As a Cleveland newspaper reporter for more than 35 years, Winsor French explored the many sides of life here and frequently traveled to Paris, Pago Pago and other exotic destinations to give readers a glimpse into those glitzy vistas. James M. Wood, a former Cleveland Magazine contributor whose coverage of culture, the arts and society appeared in our pages for more than a decade, wrote a recently published book about the legendary newspaperman, Out and About with Winsor French (The Kent State University Press, $29). We talked to Wood about French, who happened to be gay, and the Cleveland he knew.
Q: What was the city like in Winsor's time?
A: In the early 1930s, when Winsor was in his 20s and writing his first about-town columns, Cleveland was rich and raucous. Carnegie Avenue was lined with speakeasies — Winsor called them "gilded gin palaces." ... Marijuana cigarettes were for sale in bistros on Bolivar Road in Greek Town.
Q: Did Cleveland have a large gay population then?
A: Yes. The boldest members lived openly in Lakeside Flats, a Bohemian neighborhood at the foot of East Ninth Street.
Q: Did Winsor have an expense account at The Cleveland Press?
A: No expense account. To finance his strenuous social life, he used someone else's money: cash and income from stocks that were gifts from his millionaire lover and patron, Leonard C. Hanna Jr., heir to an iron ore and shipping fortune.

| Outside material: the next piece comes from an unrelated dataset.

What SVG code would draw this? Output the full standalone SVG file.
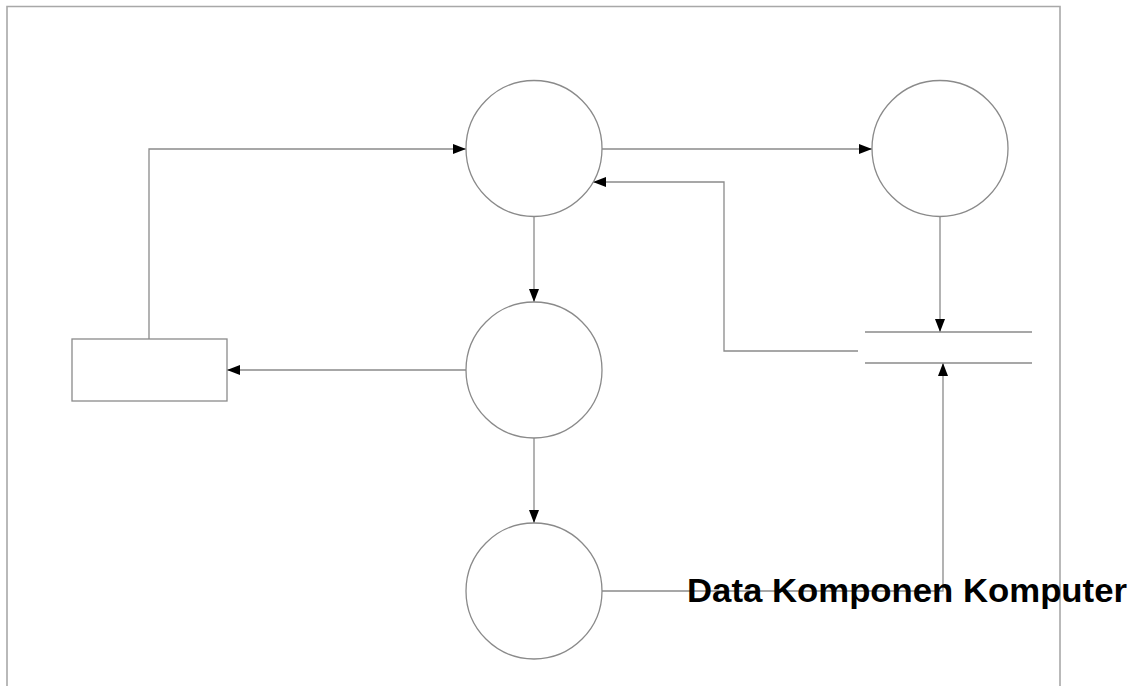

Q: Why did Winsor's friend Cole Porter enjoy traveling to Cleveland?
A: Porter met Leonard Hanna at Yale. ... Both were hard-drinking, amusing men who preferred the company of other men. Porter loved Hanna's estate in Mentor. During the day, he composed or polished songs for his musical shows. At night, Hanna entertained Porter downtown. ... Winsor would join them.
Q: It seemed like Prohibition had little impact.
A: It didn't keep anyone from buying or drinking liquor. Enforcement was a farce. Winsor thought the decline of Cleveland's nightlife began with the repeal of Prohibition.